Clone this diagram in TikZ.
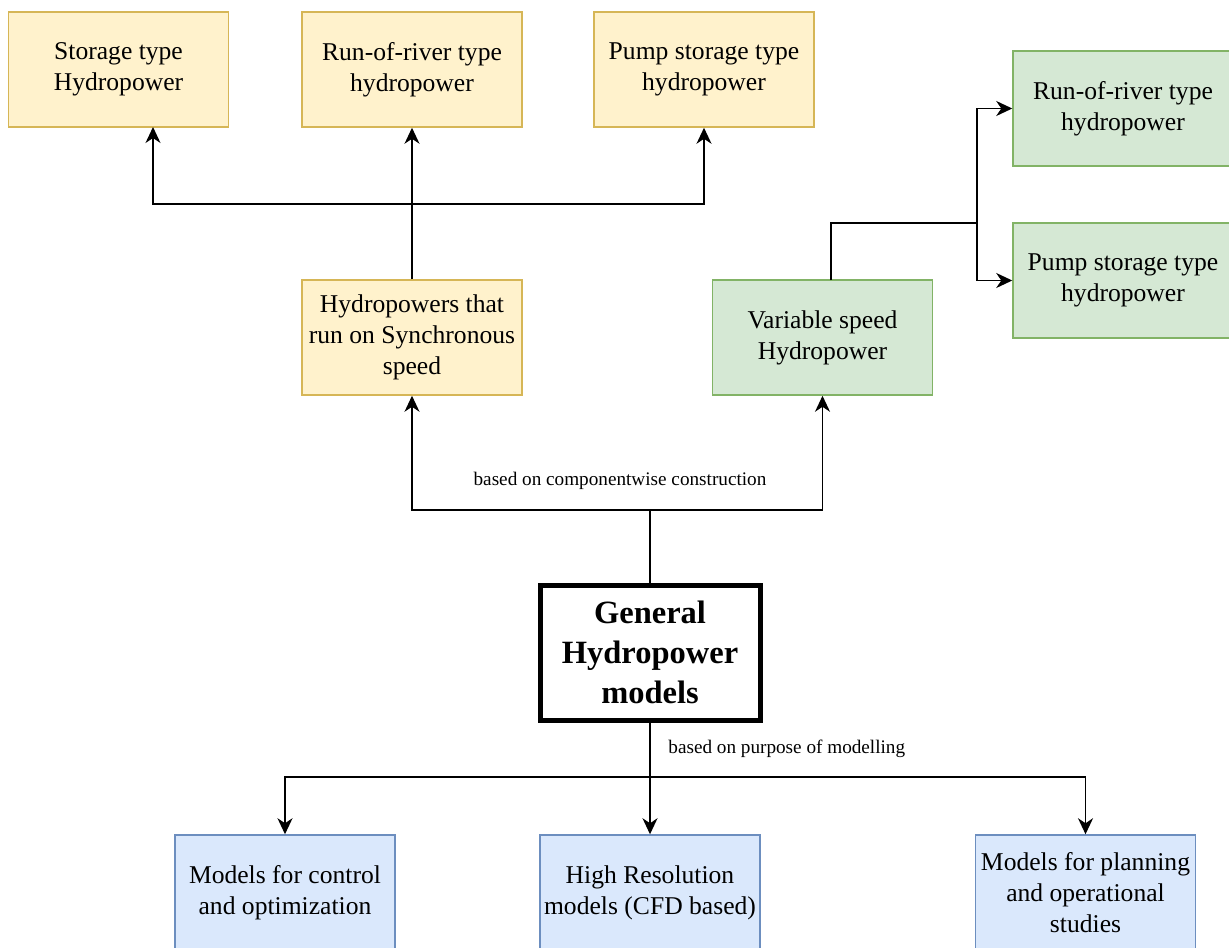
\documentclass[tikz,border=0pt]{standalone}
\usepackage{fontspec}
\setmainfont{Liberation Serif}
\usetikzlibrary{arrows.meta}
\definecolor{yfill}{HTML}{FFF2CC}
\definecolor{ydraw}{HTML}{D6B656}
\definecolor{gfill}{HTML}{D5E8D4}
\definecolor{gdraw}{HTML}{82B366}
\definecolor{bfill}{HTML}{DAE8FC}
\definecolor{bdraw}{HTML}{6C8EBF}
\tikzset{
  box/.style={rectangle, line width=0.75pt, minimum width=110pt, minimum height=57.5pt,
    align=center, inner sep=2pt, font=\fontsize{12.8}{15.4}\selectfont},
  ybox/.style={box, fill=yfill, draw=ydraw},
  gbox/.style={box, fill=gfill, draw=gdraw},
  bbox/.style={box, fill=bfill, draw=bdraw},
  genbox/.style={rectangle, draw=black, fill=white, line width=2.5pt, minimum width=110pt,
    minimum height=67.5pt, align=center, font=\fontsize{16.25}{20}\selectfont\bfseries},
  conn/.style={line width=0.8pt, draw=black},
  arr/.style={conn, -{Stealth[length=8pt, width=7.5pt, inset=2.5pt]}},
  lbl/.style={font=\fontsize{9.6}{11.5}\selectfont, inner sep=0pt}
}
\begin{document}
\begin{tikzpicture}[x=0.5pt, y=-0.5pt]
\useasboundingbox (0,0) rectangle (1229,947);
\clip (0,0) rectangle (1229,947);
\fill[white] (0,0) rectangle (1229,947);

% top yellow boxes
\node[ybox] (s1) at (118.5,69.5) {Storage type\\Hydropower};
\node[ybox] (s2) at (412,69.5) {Run-of-river type\\hydropower};
\node[ybox] (s3) at (704,69.5) {Pump storage type\\hydropower};

% middle
\node[ybox] (sync) at (412,337.5) {Hydropowers that\\run on Synchronous\\speed};
\node[gbox] (var) at (822.5,337.5) {Variable speed\\Hydropower};

% right green
\node[gbox] (g1) at (1123,108.5) {Run-of-river type\\hydropower};
\node[gbox] (g2) at (1123,280.5) {Pump storage type\\hydropower};

% general
\node[genbox] (gen) at (650,652.5) {General\\Hydropower\\models};

% bottom blue
\node[bbox] (b1) at (285,892.5) {Models for control\\and optimization};
\node[bbox] (b2) at (650,892.5) {High Resolution\\models (CFD based)};
\node[bbox] (b3) at (1085.5,892.5) {Models for planning\\and operational\\studies};

% coordinates
\coordinate (j1) at (412,204);
\coordinate (a1) at (153,127);
\coordinate (vtop) at (831,280);
\coordinate (j2) at (977,223);
\coordinate (j3) at (650,510);
\coordinate (j4) at (650,777);

% synchronous branch
\draw[arr] (sync.north) -- (s2.south);
\draw[arr] (j1) -| (a1);
\draw[arr] (j1) -| (s3.south);

% variable branch
\draw[conn] (vtop) |- (j2);
\draw[arr] (j2) |- (g1.west);
\draw[arr] (j2) |- (g2.west);

% general upward
\draw[conn] (gen.north) -- (j3);
\draw[arr] (j3) -| (sync.south);
\draw[arr] (j3) -| (var.south);
\node[lbl] (lab1) at (620,481) {based on componentwise construction};

% general downward
\draw[arr] (gen.south) -- (b2.north);
\draw[arr] (j4) -| (b1.north);
\draw[arr] (j4) -| (b3.north);
\node[lbl, anchor=west] (lab2) at (668,749) {based on purpose of modelling};
\end{tikzpicture}
\end{document}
☆ ☆ ☆ ☆ ☆
*What is expected:* Output a faithful copy of the data, with each picture left out.

*Task output:*
Clone this diagram in TikZ.
\documentclass[tikz,border=0pt]{standalone}
\usepackage{fontspec}
\setmainfont{Liberation Serif}
\usetikzlibrary{arrows.meta}
\definecolor{yfill}{HTML}{FFF2CC}
\definecolor{ydraw}{HTML}{D6B656}
\definecolor{gfill}{HTML}{D5E8D4}
\definecolor{gdraw}{HTML}{82B366}
\definecolor{bfill}{HTML}{DAE8FC}
\definecolor{bdraw}{HTML}{6C8EBF}
\tikzset{
  box/.style={rectangle, line width=0.75pt, minimum width=110pt, minimum height=57.5pt,
    align=center, inner sep=2pt, font=\fontsize{12.8}{15.4}\selectfont},
  ybox/.style={box, fill=yfill, draw=ydraw},
  gbox/.style={box, fill=gfill, draw=gdraw},
  bbox/.style={box, fill=bfill, draw=bdraw},
  genbox/.style={rectangle, draw=black, fill=white, line width=2.5pt, minimum width=110pt,
    minimum height=67.5pt, align=center, font=\fontsize{16.25}{20}\selectfont\bfseries},
  conn/.style={line width=0.8pt, draw=black},
  arr/.style={conn, -{Stealth[length=8pt, width=7.5pt, inset=2.5pt]}},
  lbl/.style={font=\fontsize{9.6}{11.5}\selectfont, inner sep=0pt}
}
\begin{document}
\begin{tikzpicture}[x=0.5pt, y=-0.5pt]
\useasboundingbox (0,0) rectangle (1229,947);
\clip (0,0) rectangle (1229,947);
\fill[white] (0,0) rectangle (1229,947);

% top yellow boxes
\node[ybox] (s1) at (118.5,69.5) {Storage type\\Hydropower};
\node[ybox] (s2) at (412,69.5) {Run-of-river type\\hydropower};
\node[ybox] (s3) at (704,69.5) {Pump storage type\\hydropower};

% middle
\node[ybox] (sync) at (412,337.5) {Hydropowers that\\run on Synchronous\\speed};
\node[gbox] (var) at (822.5,337.5) {Variable speed\\Hydropower};

% right green
\node[gbox] (g1) at (1123,108.5) {Run-of-river type\\hydropower};
\node[gbox] (g2) at (1123,280.5) {Pump storage type\\hydropower};

% general
\node[genbox] (gen) at (650,652.5) {General\\Hydropower\\models};

% bottom blue
\node[bbox] (b1) at (285,892.5) {Models for control\\and optimization};
\node[bbox] (b2) at (650,892.5) {High Resolution\\models (CFD based)};
\node[bbox] (b3) at (1085.5,892.5) {Models for planning\\and operational\\studies};

% coordinates
\coordinate (j1) at (412,204);
\coordinate (a1) at (153,127);
\coordinate (vtop) at (831,280);
\coordinate (j2) at (977,223);
\coordinate (j3) at (650,510);
\coordinate (j4) at (650,777);

% synchronous branch
\draw[arr] (sync.north) -- (s2.south);
\draw[arr] (j1) -| (a1);
\draw[arr] (j1) -| (s3.south);

% variable branch
\draw[conn] (vtop) |- (j2);
\draw[arr] (j2) |- (g1.west);
\draw[arr] (j2) |- (g2.west);

% general upward
\draw[conn] (gen.north) -- (j3);
\draw[arr] (j3) -| (sync.south);
\draw[arr] (j3) -| (var.south);
\node[lbl] (lab1) at (620,481) {based on componentwise construction};

% general downward
\draw[arr] (gen.south) -- (b2.north);
\draw[arr] (j4) -| (b1.north);
\draw[arr] (j4) -| (b3.north);
\node[lbl, anchor=west] (lab2) at (668,749) {based on purpose of modelling};
\end{tikzpicture}
\end{document}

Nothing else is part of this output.